Acredito que a noção de autor, sem o uso caricatural atribuído a ela por seus oponentes, continua válida e útil quando se fala da grande maioria dos filmes. Às vezes, o autor não é uma única pessoa, geralmente não mais do que duas. Um filme continua sendo, na melhor das hipóteses, uma "visão do mundo", mesmo quando essa visão é difratada. Ele é o produto, bom ou ruim, de uma subjetividade que abre um espaço a ser compartilhado por cada espectador. Caso contrário, é simplesmente um filme ruim - na verdade, não é um filme, é um programa. Produtores, atores e diretores de fotografia podem desempenhar um papel decisivo na composição dos elementos que compõem um filme, mas essa composição continua sendo feita pelo cineasta.

Como se treina um crítico de cinema? O que ele deve ler? O que ele deve ver?

Na minha opinião, um crítico de cinema deve, antes de tudo, amar o cinema em toda a sua diversidade, ver muitos filmes e gostar de escrever. É claro que é uma boa ideia ter visto (de preferência nos cinemas) Jean-Luc Godard e John Ford, Ozu e Glauber Rocha, Jean Vigo e Hou Hsiao-hsien, Chaplin, Manoel de Oliveira e Chris Marker. Existem, entretanto, muitos outros caminhos que você pode seguir também. Quanto à leitura... eu gostaria de começar com Faulkner e Choderlos de Laclos, Garcia Marquez e Tintin. E também Bruno Latour e Viveiros de Castro, Judith Butler e Frantz Fanon. Mas ler André Bazin e Stanley Cavell, Gilles Deleuze e Serge Daney, "Hollywood on the Nile" e "Esculpir o Tempo" do Tarkovsky, "Laterna Mágica" do Bergman e "L'Hypothèse Cinéma" de Bergala, só pode acrescentar prazer ao conhecimento. Então por que se privar?

Que filmes brasileiros você destacaria em sua formação como crítico e que simbolismo o Brasil exerce em sua imaginação cinematográfica?

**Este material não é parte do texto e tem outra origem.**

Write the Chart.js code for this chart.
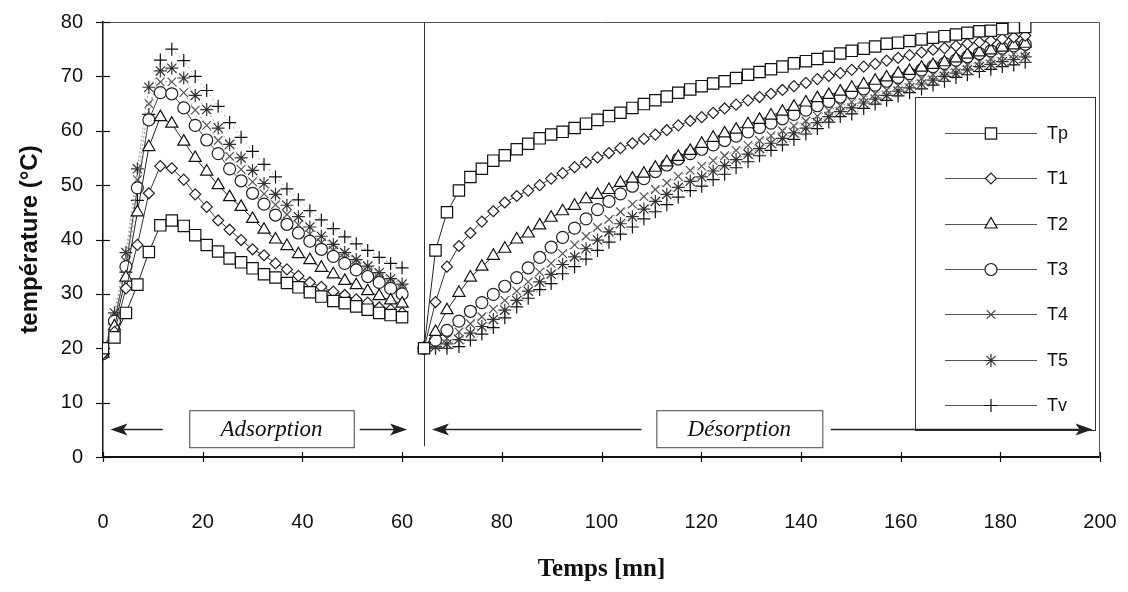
<!DOCTYPE html>
<html>
<head>
<meta charset="utf-8">
<script src="https://cdn.jsdelivr.net/npm/chart.js@4/dist/chart.umd.min.js"></script>
<style>
  html, body { margin: 0; padding: 0; background: #fff; }
  #wrap { width: 1128px; height: 592px; }
</style>
</head>
<body>
<div id="wrap"><canvas id="tempChart" width="1128" height="592"></canvas></div>
<script>
// temps (mn)
const adsTime = [0, 2.3, 4.6, 6.9, 9.2, 11.5, 13.8, 16.2, 18.5, 20.8, 23.1, 25.4, 27.7, 30, 32.3, 34.6, 36.9, 39.2, 41.5, 43.8, 46.2, 48.5, 50.8, 53.1, 55.4, 57.7, 60];
const desTime = [64.4, 66.7, 69.0, 71.4, 73.7, 76.0, 78.3, 80.6, 83.0, 85.3, 87.6, 89.9, 92.2, 94.6, 96.9, 99.2, 101.5, 103.8, 106.2, 108.5,
  110.8, 113.1, 115.4, 117.8, 120.1, 122.4, 124.7, 127.0, 129.4, 131.7, 134.0, 136.3, 138.6, 141.0, 143.3, 145.6, 147.9, 150.2, 152.6, 154.9,
  157.2, 159.5, 161.8, 164.2, 166.5, 168.8, 171.1, 173.4, 175.8, 178.1, 180.4, 182.7, 185.0];

const seriesNames = ['Tp', 'T1', 'T2', 'T3', 'T4', 'T5', 'Tv'];

// adsorption (°C)
const tpAds = [20, 22, 26.5, 31.7, 37.7, 42.6, 43.5, 42.5, 40.8, 39.0, 37.8, 36.5, 35.8, 34.7, 33.6, 33.0, 32.0, 31.2, 30.3, 29.5, 28.7, 28.3, 27.7, 27.1, 26.5, 26.1, 25.7];
const t1Ads = [19, 23, 31, 39, 48.5, 53.5, 53.1, 51.0, 48.3, 46.0, 43.5, 41.8, 39.9, 38.2, 37.1, 35.6, 34.5, 33.3, 32.1, 31.3, 30.4, 29.8, 29.0, 28.4, 27.5, 27.1, 26.5];
const t2Ads = [19, 24, 33, 45, 57, 62.5, 61.3, 58, 55, 52.5, 50, 47.8, 46, 43.8, 41.8, 40, 38.8, 37.3, 36.2, 34.8, 33.6, 32.4, 31.6, 30.5, 29.6, 28.8, 28.2];
const t3Ads = [19, 25, 35, 49.5, 62, 67, 66.8, 64.2, 61, 58.3, 55.8, 53, 50.8, 48.5, 46.5, 44.5, 42.8, 41.2, 39.7, 38.2, 36.9, 35.6, 34.4, 33.2, 32.1, 31, 30];
const t4Ads = [19, 25.5, 36, 51, 65, 69, 69, 67, 63.8, 61, 58.2, 55.3, 52.9, 50.6, 48.4, 46.4, 44.6, 42.7, 41, 39.4, 38, 36.6, 35.3, 34.1, 33, 31.9, 30.9];
const t5Ads = [19, 26.5, 37.6, 53, 68, 71, 71.5, 69.7, 66.5, 63.9, 60.5, 57.5, 55, 52.7, 50.3, 48.3, 46.3, 44.2, 42.3, 40.6, 39.1, 37.6, 36.3, 35.1, 33.9, 32.8, 31.8];
const tvAds = [20, 24.5, 34, 47.2, 63, 73, 75, 72.9, 70, 67.4, 64.5, 61.5, 58.8, 56.2, 53.8, 51.5, 49.3, 47.3, 45.3, 43.6, 42, 40.5, 39.2, 38, 36.7, 35.6, 34.8];

// désorption (°C)
const tpDes = [20, 38, 45, 49, 51.5, 53, 54.5, 55.5, 56.6, 57.6, 58.6, 59.3, 59.8, 60.5, 61.3, 62, 62.7, 63.3, 64.2, 64.9,
  65.6, 66.3, 67, 67.6, 68.2, 68.7, 69.1, 69.7, 70.3, 70.8, 71.3, 71.8, 72.4, 72.8, 73.2, 73.6, 74.2, 74.7, 75.1, 75.5,
  76, 76.2, 76.5, 76.8, 77.1, 77.4, 77.7, 78, 78.3, 78.4, 78.7, 79, 79.1];
const t1Des = [20, 28.5, 35, 38.8, 41.2, 43.3, 45.2, 46.8, 48, 49, 50, 51.2, 52.2, 53.3, 54.2, 55.1, 55.9, 56.8, 57.7, 58.5,
  59.3, 60.1, 61, 61.8, 62.5, 63.3, 64.1, 64.8, 65.6, 66.2, 66.8, 67.5, 68.2, 68.8, 69.5, 70.1, 70.6, 71.2, 71.8, 72.3,
  72.9, 73.4, 73.9, 74.4, 74.9, 75.2, 75.6, 76, 76.3, 76.6, 76.9, 77.2, 77.5];
const t2Des = [20, 23, 27, 30.2, 33, 35, 37, 38.3, 40, 41.1, 42.6, 44, 45.2, 46.2, 47.4, 48.2, 49.1, 50.4, 51.2, 52.1,
  53.2, 54.2, 55.2, 56.3, 57.6, 58.7, 59.5, 60.2, 61.2, 62, 62.8, 63.5, 64.4, 65.2, 66, 66.6, 67.2, 67.9, 68.5, 69.2,
  69.8, 70.5, 71, 71.6, 72.1, 72.6, 73.3, 74, 74.4, 74.8, 75.3, 75.7, 76];
const t3Des = [20, 21.5, 23.3, 25, 26.8, 28.4, 29.9, 31.4, 33, 34.8, 36.7, 38.6, 40.4, 42.1, 43.8, 45.5, 47, 48.4, 49.8, 51.2,
  52.5, 53.7, 54.8, 55.8, 56.6, 57.4, 58.2, 59, 59.8, 60.6, 61.4, 62.2, 63, 63.8, 64.6, 65.4, 66.2, 67, 67.7, 68.4,
  69.1, 69.8, 70.5, 71.2, 71.8, 72.4, 73, 73.6, 74.2, 74.7, 75.2, 75.6, 75.9];
const t4Des = [20, 20.8, 21.8, 23, 24.5, 25.8, 27.2, 28.8, 30.5, 32.2, 34, 35.6, 37.4, 39, 40.6, 42.2, 43.7, 45.1, 46.5, 47.9,
  49.2, 50.4, 51.6, 52.7, 53.5, 54.5, 55.4, 56.4, 57.3, 58.2, 59.1, 60, 60.9, 61.8, 62.7, 63.7, 64.6, 65.3, 66.1, 66.8,
  67.5, 68.3, 68.9, 69.6, 70.3, 70.9, 71.6, 72.1, 72.7, 73.2, 73.7, 74.1, 74.6];
const t5Des = [20, 20.3, 20.8, 21.6, 22.8, 24, 25.3, 27, 28.8, 30.5, 32.2, 33.6, 35.4, 36.8, 38.3, 39.9, 41.4, 42.9, 44.2, 45.6,
  47, 48.3, 49.6, 50.7, 51.5, 52.6, 53.6, 54.7, 55.7, 56.7, 57.7, 58.6, 59.6, 60.5, 61.5, 62.6, 63.5, 64.2, 65.1, 65.8,
  66.5, 67.3, 67.9, 68.6, 69.3, 70, 70.6, 71.2, 71.8, 72.2, 72.7, 73.1, 73.6];
const tvDes = [20, 20, 20, 20.3, 21.5, 22.6, 23.8, 25.6, 27.6, 29.2, 30.8, 31.9, 33.7, 35, 36.4, 38, 39.5, 41, 42.3, 43.8,
  45.1, 46.4, 47.8, 49, 49.8, 51, 52, 53.2, 54.3, 55.4, 56.4, 57.4, 58.4, 59.4, 60.4, 61.6, 62.6, 63.1, 64.1, 64.9,
  65.6, 66.4, 67, 67.7, 68.4, 69.1, 69.8, 70.3, 70.9, 71.3, 71.8, 72.1, 72.6];

const yTicks = [0, 10, 20, 30, 40, 50, 60, 70, 80];
const xTicks = [0, 20, 40, 60, 80, 100, 120, 140, 160, 180, 200];

const adsSeries = [tpAds, t1Ads, t2Ads, t3Ads, t4Ads, t5Ads, tvAds];
const desSeries = [tpDes, t1Des, t2Des, t3Des, t4Des, t5Des, tvDes];

// styles per serie
const marks = [
  { pointStyle: 'rect', radius: 8, color: '#111', line: '#222', dash: [] },
  { pointStyle: 'rectRot', radius: 5.5, color: '#222', line: '#333', dash: [] },
  { pointStyle: 'triangle', radius: 7, color: '#111', line: '#222', dash: [] },
  { pointStyle: 'circle', radius: 6, color: '#222', line: '#444', dash: [] },
  { pointStyle: 'crossRot', radius: 6, color: '#555', line: '#999', dash: [2, 2] },
  { pointStyle: 'star', radius: 6.5, color: '#333', line: '#999', dash: [2, 2] },
  { pointStyle: 'cross', radius: 6.5, color: '#111', line: '#aaa', dash: [2, 3] }
];

function buildPoints(ads, des) {
  const pts = adsTime.map((t, i) => ({ x: t, y: ads[i] }));
  pts.push({ x: 62, y: null });
  desTime.forEach((t, i) => pts.push({ x: t, y: des[i] }));
  return pts;
}

const datasets = seriesNames.map((name, i) => ({
  label: name,
  data: buildPoints(adsSeries[i], desSeries[i]),
  borderColor: marks[i].line,
  borderWidth: 1,
  borderDash: marks[i].dash,
  pointStyle: marks[i].pointStyle,
  pointRadius: marks[i].radius,
  pointBorderColor: marks[i].color,
  pointBackgroundColor: '#fff',
  pointBorderWidth: 1.2,
  tension: 0,
  spanGaps: false
}));

const FONT = "'Liberation Sans', Arial, sans-serif";
const SERIF = "'Liberation Serif', 'Times New Roman', serif";

function arrowHead(ctx, x, y, dir) {
  ctx.beginPath();
  ctx.moveTo(x, y);
  ctx.lineTo(x - dir * 17, y - 6);
  ctx.lineTo(x - dir * 13, y);
  ctx.lineTo(x - dir * 17, y + 6);
  ctx.closePath();
  ctx.fill();
}

function phaseLabel(ctx, xs, ys, x0, x1, text) {
  const l = xs.getPixelForValue(x0), r = xs.getPixelForValue(x1);
  const t = ys.getPixelForValue(8.6), b = ys.getPixelForValue(1.8);
  ctx.fillStyle = '#fff';
  ctx.fillRect(l, t, r - l, b - t);
  ctx.strokeStyle = '#444';
  ctx.lineWidth = 1;
  ctx.strokeRect(l + 0.5, t + 0.5, r - l, b - t);
  ctx.fillStyle = '#111';
  ctx.font = 'italic 23px ' + SERIF;
  ctx.textAlign = 'center';
  ctx.textBaseline = 'middle';
  ctx.fillText(text, (l + r) / 2, (t + b) / 2 + 1);
}

const framePlugin = {
  id: 'frame',
  beforeDatasetsDraw(chart) {
    const { ctx, chartArea: a, scales: { x, y } } = chart;
    ctx.save();
    ctx.strokeStyle = '#555';
    ctx.lineWidth = 1;
    ctx.beginPath();
    ctx.moveTo(a.left, a.top + 0.5);
    ctx.lineTo(a.right - 0.5, a.top + 0.5);
    ctx.lineTo(a.right - 0.5, a.bottom);
    ctx.stroke();
    // séparation adsorption / désorption
    ctx.strokeStyle = '#333';
    const sx = Math.round(x.getPixelForValue(64.4)) + 0.5;
    ctx.beginPath();
    ctx.moveTo(sx, a.top);
    ctx.lineTo(sx, y.getPixelForValue(2));
    ctx.stroke();
    // graduations traversantes
    ctx.strokeStyle = '#111';
    ctx.lineWidth = 1.2;
    yTicks.forEach(v => {
      const py = Math.round(y.getPixelForValue(v)) + 0.5;
      ctx.beginPath();
      ctx.moveTo(a.left - 7, py);
      ctx.lineTo(a.left + 7, py);
      ctx.stroke();
    });
    xTicks.forEach(v => {
      const px = Math.round(x.getPixelForValue(v)) + 0.5;
      ctx.beginPath();
      ctx.moveTo(px, a.bottom - 5);
      ctx.lineTo(px, a.bottom + 5);
      ctx.stroke();
    });
    ctx.restore();
  },
  afterDatasetsDraw(chart) {
    const { ctx, scales: { x, y } } = chart;
    ctx.save();

    // légende
    const lx = 915, ly = 97, lw = 180, lh = 333;
    ctx.fillStyle = '#fff';
    ctx.fillRect(lx, ly, lw, lh);
    ctx.strokeStyle = '#333';
    ctx.lineWidth = 1;
    ctx.strokeRect(lx + 0.5, ly + 0.5, lw, lh);
    chart.data.datasets.forEach((ds, i) => {
      const ey = Math.round(ly + 36 + i * 45.3) + 0.5;
      ctx.strokeStyle = '#555';
      ctx.lineWidth = 1;
      ctx.setLineDash([]);
      ctx.beginPath();
      ctx.moveTo(945, ey);
      ctx.lineTo(1037, ey);
      ctx.stroke();
      ctx.fillStyle = '#fff';
      const mk = marks[i];
      const opts = { pointStyle: mk.pointStyle, radius: mk.radius, borderWidth: 1.2, rotation: 0 };
      ctx.strokeStyle = mk.color;
      ctx.lineWidth = 1.2;
      if (Chart.helpers && Chart.helpers.drawPoint) {
        Chart.helpers.drawPoint(ctx, opts, 991, ey);
      }
      ctx.fillStyle = '#111';
      ctx.font = '18px ' + FONT;
      ctx.textAlign = 'left';
      ctx.textBaseline = 'middle';
      ctx.fillText(ds.label, 1047, ey + 1);
    });

    // flèches
    const ay = Math.round(y.getPixelForValue(5.2)) + 0.5;
    ctx.strokeStyle = '#222';
    ctx.fillStyle = '#222';
    ctx.lineWidth = 1.5;
    const segs = [[12, 1.5, -1], [51.5, 61, 1], [108, 66, -1], [146, 198.5, 1]];
    segs.forEach(([from, to, dir]) => {
      const p0 = x.getPixelForValue(from), p1 = x.getPixelForValue(to);
      ctx.beginPath();
      ctx.moveTo(p0, ay);
      ctx.lineTo(p1 - dir * 13, ay);
      ctx.stroke();
      arrowHead(ctx, p1, ay, dir);
    });
    phaseLabel(ctx, x, y, 17.3, 50.3, 'Adsorption');
    phaseLabel(ctx, x, y, 111, 144.3, 'Désorption');
    ctx.restore();
  }
};

new Chart(document.getElementById('tempChart'), {
  type: 'line',
  data: { datasets: datasets },
  options: {
    responsive: false,
    animation: false,
    layout: { padding: { top: 22, right: 28, left: 0, bottom: 0 } },
    plugins: { legend: { display: false }, tooltip: { enabled: false } },
    scales: {
      x: {
        type: 'linear',
        min: 0,
        max: 200,
        afterFit: s => { s.height = 135; s.paddingLeft = 0; s.paddingRight = 0; },
        afterBuildTicks: s => { s.ticks = xTicks.map(v => ({ value: v })); },
        ticks: { color: '#111', font: { family: FONT, size: 20 }, padding: 53, maxRotation: 0 },
        grid: { drawOnChartArea: false, drawTicks: false },
        border: { color: '#111', width: 2 },
        title: {
          display: true,
          text: 'Temps [mn]',
          color: '#111',
          font: { family: SERIF, size: 25, weight: 'bold' },
          padding: { top: 0, bottom: 7 }
        }
      },
      y: {
        min: 0,
        max: 80,
        afterFit: s => { s.width = 103; s.paddingTop = 0; s.paddingBottom = 0; },
        afterBuildTicks: s => { s.ticks = yTicks.map(v => ({ value: v })); },
        ticks: { color: '#111', font: { family: FONT, size: 20 }, padding: 20 },
        grid: { drawOnChartArea: false, drawTicks: false },
        border: { color: '#111', width: 1.5 },
        title: {
          display: true,
          text: 'température (°C)',
          color: '#111',
          font: { family: FONT, size: 24, weight: 'bold' },
          padding: { top: 16, bottom: 0 }
        }
      }
    }
  },
  plugins: [framePlugin]
});
</script>
</body>
</html>
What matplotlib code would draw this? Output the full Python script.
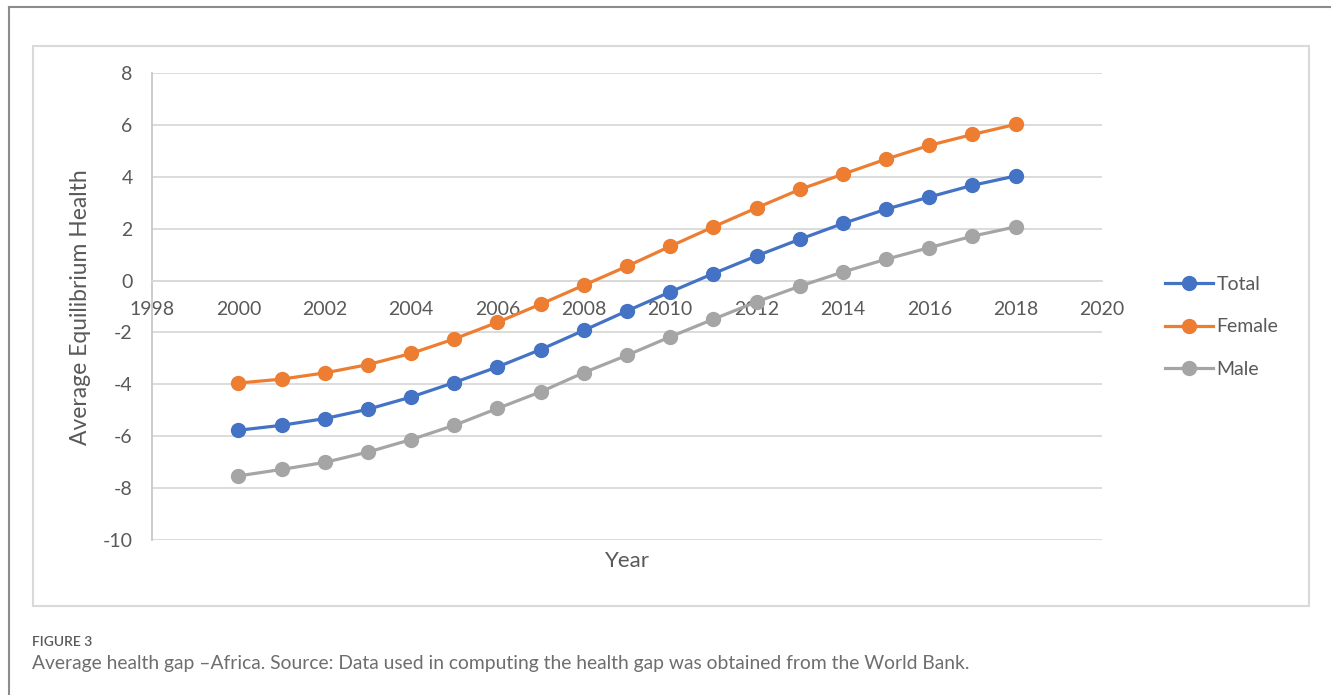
import matplotlib.pyplot as plt
from matplotlib.patches import Rectangle
from matplotlib.lines import Line2D

plt.rcParams['font.family'] = ['Lato', 'DejaVu Sans']
plt.rcParams['axes.unicode_minus'] = False

years = list(range(2000, 2019))
total = [-5.77, -5.58, -5.32, -4.96, -4.49, -3.93, -3.33, -2.66, -1.92, -1.17,
         -0.44, 0.27, 0.95, 1.59, 2.20, 2.75, 3.22, 3.67, 4.03]
female = [-3.95, -3.80, -3.56, -3.24, -2.81, -2.25, -1.61, -0.91, -0.18, 0.55,
          1.32, 2.07, 2.80, 3.51, 4.10, 4.68, 5.21, 5.63, 6.02]
male = [-7.53, -7.28, -7.01, -6.61, -6.13, -5.58, -4.93, -4.29, -3.55, -2.88,
        -2.17, -1.49, -0.82, -0.22, 0.33, 0.82, 1.27, 1.71, 2.07]

series_names = ['Total', 'Female', 'Male']
series_colors = ['#4472C4', '#ED7D31', '#A5A5A5']
x_ticks = list(range(1998, 2021, 2))
y_ticks = list(range(-10, 9, 2))

W, H = 1331, 695
text_grey = '#595959'
grid_grey = '#d9d9d9'


def fx(px):
	return px / W


def fy(py):
	return 1 - py / H


fig = plt.figure(figsize=(W / 100, H / 100), dpi=100)

# page frame (top and left edges only) and the chart box
fig.add_artist(Line2D([fx(9), 1], [fy(7), fy(7)], color='#8c8c8c', lw=1.5))
fig.add_artist(Line2D([fx(9), fx(9)], [fy(7), 0], color='#8c8c8c', lw=1.5))
fig.add_artist(Rectangle((fx(33), fy(606)), fx(1309) - fx(33), fy(46) - fy(606),
                         fill=False, edgecolor=grid_grey, lw=1.5))

ax = fig.add_axes([fx(152), fy(540), fx(1102) - fx(152), fy(73) - fy(540)])

for vals, name, col in zip([total, female, male], series_names, series_colors):
	ax.plot(years, vals, color=col, lw=2.3, marker='o', markersize=10,
	        label=name, zorder=3)

ax.set_xlim(1998, 2020)
ax.set_ylim(-10, 8)
ax.set_xticks(x_ticks)
ax.set_yticks(y_ticks)
ax.grid(axis='y', color=grid_grey, lw=1.3)
ax.set_axisbelow(True)

for s in ['top', 'right']:
	ax.spines[s].set_visible(False)
ax.spines['bottom'].set_position(('data', 0))
ax.spines['bottom'].set_color(grid_grey)
ax.spines['bottom'].set_linewidth(1.3)
ax.spines['left'].set_color('#c8c8c8')
ax.spines['left'].set_linewidth(1.3)

ax.tick_params(axis='both', length=0, labelsize=14, labelcolor=text_grey)
ax.tick_params(axis='x', pad=15)
ax.tick_params(axis='y', pad=14)

fig.text(fx(81), fy(307), 'Average Equilibrium Health', rotation=90,
         ha='center', va='center', fontsize=16.5, color=text_grey)
fig.text(fx(627), fy(561), 'Year', ha='center', va='center',
         fontsize=16, color=text_grey)

ax.legend(loc='center left', bbox_to_anchor=(fx(1165), fy(327)),
          bbox_transform=fig.transFigure, frameon=False, fontsize=14,
          handlelength=2.45, handletextpad=0.2, labelspacing=1.3,
          borderpad=0, borderaxespad=0, labelcolor=text_grey)

fig.text(fx(32), fy(642), 'FIGURE 3', ha='left', va='center',
         fontsize=10, color=text_grey, fontweight='semibold')
fig.text(fx(32), fy(664),
         'Average health gap \u2013Africa. Source: Data used in computing the '
         'health gap was obtained from the World Bank.',
         ha='left', va='center', fontsize=13.9, color='#6e6e6e')

fig.savefig('out.png', dpi=100)
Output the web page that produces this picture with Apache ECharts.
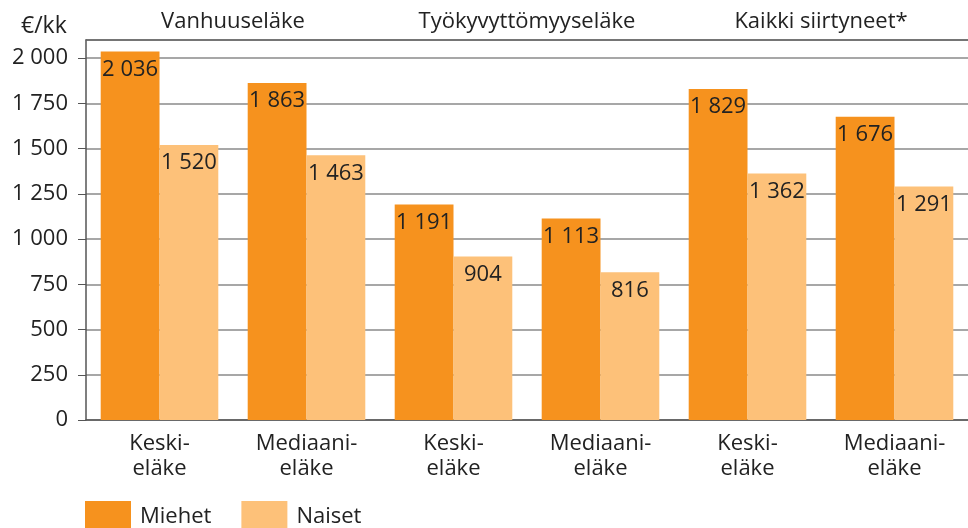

Os primeiros filmes de Glauber Rocha, "Vidas Secas", "Os Fuzis", "Ganga Zumba" e, um pouco mais tarde, "Macunaíma", deixaram uma marca indelével em minha descoberta do cinema. Eles carregam uma liberdade, uma energia, uma sensualidade, um espírito de revolta que, para mim e para muitos cinéfilos da minha geração, abriu uma ampla gama de possibilidades de invenção, em uma época em que uma transformação radical do mundo em direção a uma maior justiça parecia uma perspectiva razoável. Com todas as diferenças consideráveis entre esses filmes, (a chegada deles) foi uma promessa tanto para o cinema quanto para a própria existência, na relação entre eles, na relação com os outros, na relação com a imaginação e com as possibilidades de ação.

A folclorização da cultura brasileira pela mídia estrangeira (com o exotismo e a tipíficação) afetou seu olhar sobre nossa produção audiovisual?

Não sei o que você chama de "folclorização da cultura brasileira pela mídia". Não tenho nenhum conhecimento específico sobre a realidade brasileira e confesso que não assisti a muitos filmes brasileiros recentes, mas quando vejo obras magníficas como "Bacurau" ou "A Queda do Céu", sinto que estou me aproximando de realidades importantes e precisas, mesmo que elas sempre me escapem em grande parte, o que é normal. Tenho visto em muitos filmes brasileiros os efeitos da formatação publicitária hollywoodiana, mesmo quando afirmam tratar de assuntos sérios, que na minha opinião são traídos, como "Cidade de Deus" ou "Tropa de Elite".